Which lines hold the word "with"? Copy each of them.

Raw records:
— BEGIN —

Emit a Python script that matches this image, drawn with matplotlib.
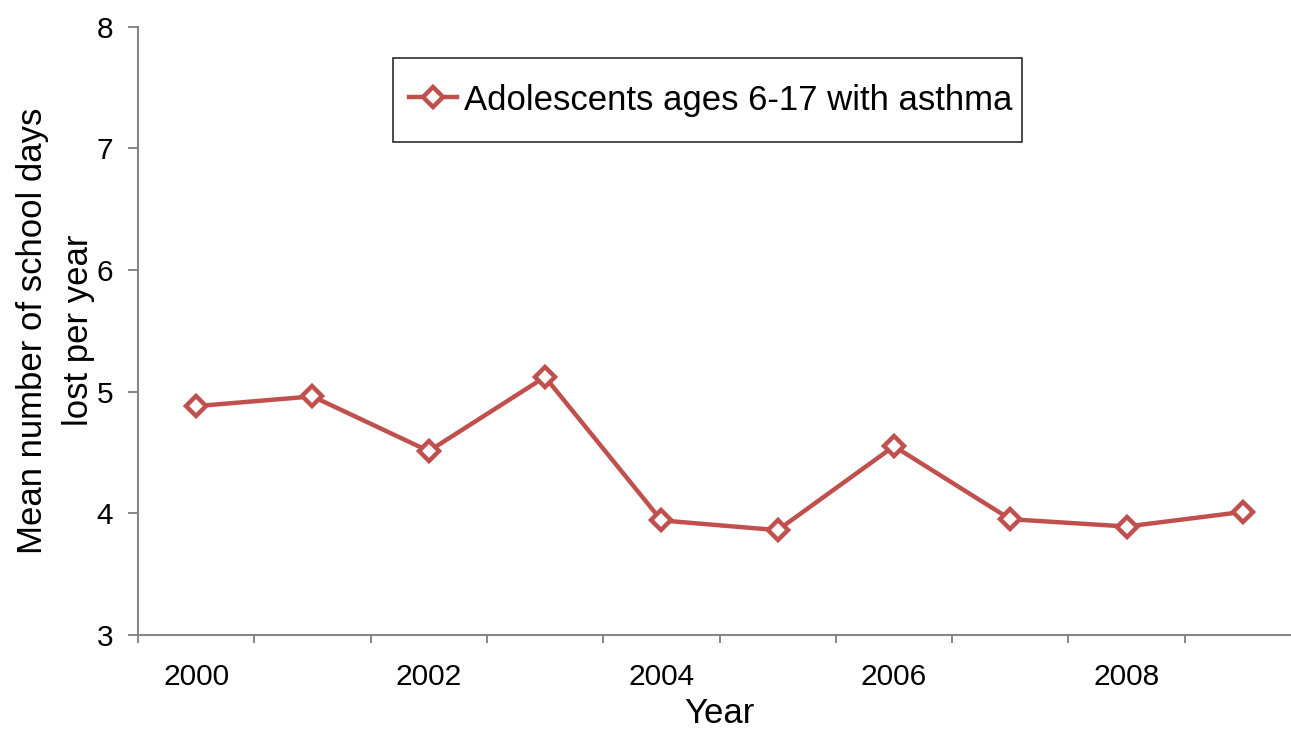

— END —
— BEGIN —

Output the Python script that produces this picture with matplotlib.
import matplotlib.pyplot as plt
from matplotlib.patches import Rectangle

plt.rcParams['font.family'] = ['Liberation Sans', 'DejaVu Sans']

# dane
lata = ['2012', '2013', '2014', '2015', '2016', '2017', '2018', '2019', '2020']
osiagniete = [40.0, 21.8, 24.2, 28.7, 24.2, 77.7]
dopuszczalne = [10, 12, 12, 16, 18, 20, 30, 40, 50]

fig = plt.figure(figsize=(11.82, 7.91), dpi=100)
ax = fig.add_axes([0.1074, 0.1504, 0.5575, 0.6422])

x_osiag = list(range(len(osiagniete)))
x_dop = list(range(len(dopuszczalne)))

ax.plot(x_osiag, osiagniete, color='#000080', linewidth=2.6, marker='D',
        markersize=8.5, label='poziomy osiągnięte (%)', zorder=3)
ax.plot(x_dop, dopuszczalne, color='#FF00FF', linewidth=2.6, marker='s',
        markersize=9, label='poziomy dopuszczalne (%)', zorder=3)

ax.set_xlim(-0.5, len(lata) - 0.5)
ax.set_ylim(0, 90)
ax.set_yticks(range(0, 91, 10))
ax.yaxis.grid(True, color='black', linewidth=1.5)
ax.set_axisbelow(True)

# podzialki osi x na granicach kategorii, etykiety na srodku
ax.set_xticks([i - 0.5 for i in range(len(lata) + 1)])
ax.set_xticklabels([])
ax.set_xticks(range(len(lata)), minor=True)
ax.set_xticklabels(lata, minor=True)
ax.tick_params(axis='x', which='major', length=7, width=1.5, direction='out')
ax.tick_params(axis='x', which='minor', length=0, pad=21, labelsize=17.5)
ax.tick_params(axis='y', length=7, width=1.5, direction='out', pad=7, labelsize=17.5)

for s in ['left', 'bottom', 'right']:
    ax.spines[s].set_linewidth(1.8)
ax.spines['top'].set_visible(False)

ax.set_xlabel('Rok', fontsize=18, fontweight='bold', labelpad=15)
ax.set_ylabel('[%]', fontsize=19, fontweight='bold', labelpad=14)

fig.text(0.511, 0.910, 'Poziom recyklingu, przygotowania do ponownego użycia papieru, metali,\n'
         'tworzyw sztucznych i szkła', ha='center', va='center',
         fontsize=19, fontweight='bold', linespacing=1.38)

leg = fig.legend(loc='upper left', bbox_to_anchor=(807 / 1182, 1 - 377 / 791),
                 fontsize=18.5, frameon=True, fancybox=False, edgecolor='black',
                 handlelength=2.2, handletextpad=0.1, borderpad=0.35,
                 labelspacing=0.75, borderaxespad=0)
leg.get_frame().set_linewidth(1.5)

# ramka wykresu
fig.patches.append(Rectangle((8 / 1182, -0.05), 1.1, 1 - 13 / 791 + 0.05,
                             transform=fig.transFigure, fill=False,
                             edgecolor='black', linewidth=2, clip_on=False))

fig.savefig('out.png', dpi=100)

— END —
— BEGIN —

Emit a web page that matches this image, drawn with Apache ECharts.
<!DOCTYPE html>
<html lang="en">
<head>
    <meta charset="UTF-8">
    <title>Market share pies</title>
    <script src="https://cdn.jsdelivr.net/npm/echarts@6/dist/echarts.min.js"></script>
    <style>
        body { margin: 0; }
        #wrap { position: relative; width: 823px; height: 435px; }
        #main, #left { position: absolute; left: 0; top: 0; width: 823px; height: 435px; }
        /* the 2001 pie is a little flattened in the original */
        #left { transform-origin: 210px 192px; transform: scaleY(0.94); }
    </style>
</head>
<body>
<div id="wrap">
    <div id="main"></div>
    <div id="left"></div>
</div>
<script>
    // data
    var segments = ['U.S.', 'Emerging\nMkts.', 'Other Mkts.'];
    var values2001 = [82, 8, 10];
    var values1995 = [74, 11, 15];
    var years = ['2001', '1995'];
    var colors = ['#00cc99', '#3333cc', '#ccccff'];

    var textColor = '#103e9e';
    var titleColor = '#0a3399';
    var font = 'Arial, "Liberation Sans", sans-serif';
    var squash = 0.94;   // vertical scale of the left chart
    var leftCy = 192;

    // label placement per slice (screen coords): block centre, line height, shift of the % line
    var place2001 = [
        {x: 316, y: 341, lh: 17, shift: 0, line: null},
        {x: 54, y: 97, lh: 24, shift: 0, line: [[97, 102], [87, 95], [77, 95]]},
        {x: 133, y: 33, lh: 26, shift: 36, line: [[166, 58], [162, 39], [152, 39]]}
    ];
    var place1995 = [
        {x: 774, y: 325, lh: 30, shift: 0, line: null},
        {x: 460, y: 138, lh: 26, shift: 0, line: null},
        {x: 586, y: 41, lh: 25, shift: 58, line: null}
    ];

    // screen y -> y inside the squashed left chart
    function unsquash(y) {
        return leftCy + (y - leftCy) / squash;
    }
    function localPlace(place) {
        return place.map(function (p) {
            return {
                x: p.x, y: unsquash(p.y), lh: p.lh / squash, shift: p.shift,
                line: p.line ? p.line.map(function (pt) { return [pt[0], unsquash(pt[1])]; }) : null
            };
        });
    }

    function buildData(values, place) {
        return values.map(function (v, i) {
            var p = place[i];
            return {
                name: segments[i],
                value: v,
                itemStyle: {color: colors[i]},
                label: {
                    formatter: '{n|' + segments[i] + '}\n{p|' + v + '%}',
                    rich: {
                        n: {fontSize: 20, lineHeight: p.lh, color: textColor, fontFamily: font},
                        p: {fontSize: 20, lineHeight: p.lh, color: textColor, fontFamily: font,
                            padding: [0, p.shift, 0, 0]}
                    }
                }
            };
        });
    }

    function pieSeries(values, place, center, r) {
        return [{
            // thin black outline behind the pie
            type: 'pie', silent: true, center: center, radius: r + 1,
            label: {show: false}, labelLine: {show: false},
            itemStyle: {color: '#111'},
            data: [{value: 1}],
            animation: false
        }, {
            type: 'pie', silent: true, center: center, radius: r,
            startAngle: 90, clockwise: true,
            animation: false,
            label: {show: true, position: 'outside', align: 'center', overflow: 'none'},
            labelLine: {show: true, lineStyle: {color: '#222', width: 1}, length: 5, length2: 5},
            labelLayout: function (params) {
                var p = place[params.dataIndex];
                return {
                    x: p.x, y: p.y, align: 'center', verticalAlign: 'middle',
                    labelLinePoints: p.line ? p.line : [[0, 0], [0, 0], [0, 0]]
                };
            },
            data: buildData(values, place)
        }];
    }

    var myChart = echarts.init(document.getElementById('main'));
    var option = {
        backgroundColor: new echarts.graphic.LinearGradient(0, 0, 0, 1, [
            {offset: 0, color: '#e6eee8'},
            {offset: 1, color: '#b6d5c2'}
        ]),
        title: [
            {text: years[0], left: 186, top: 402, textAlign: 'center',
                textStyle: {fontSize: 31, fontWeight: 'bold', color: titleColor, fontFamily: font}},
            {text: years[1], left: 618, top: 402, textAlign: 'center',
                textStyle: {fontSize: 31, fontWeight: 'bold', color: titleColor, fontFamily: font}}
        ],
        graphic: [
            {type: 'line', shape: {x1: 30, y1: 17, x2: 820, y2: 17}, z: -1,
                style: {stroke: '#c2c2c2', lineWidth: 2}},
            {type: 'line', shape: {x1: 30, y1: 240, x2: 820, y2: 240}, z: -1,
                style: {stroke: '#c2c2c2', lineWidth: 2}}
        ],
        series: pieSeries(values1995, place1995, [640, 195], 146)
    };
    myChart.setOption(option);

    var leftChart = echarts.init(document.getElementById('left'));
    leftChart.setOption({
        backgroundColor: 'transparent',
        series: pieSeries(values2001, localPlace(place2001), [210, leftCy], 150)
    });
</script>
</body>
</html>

— END —

The response:
Emit a Python script that matches this image, drawn with matplotlib.
Output the Python script that produces this picture with matplotlib.
Emit a web page that matches this image, drawn with Apache ECharts.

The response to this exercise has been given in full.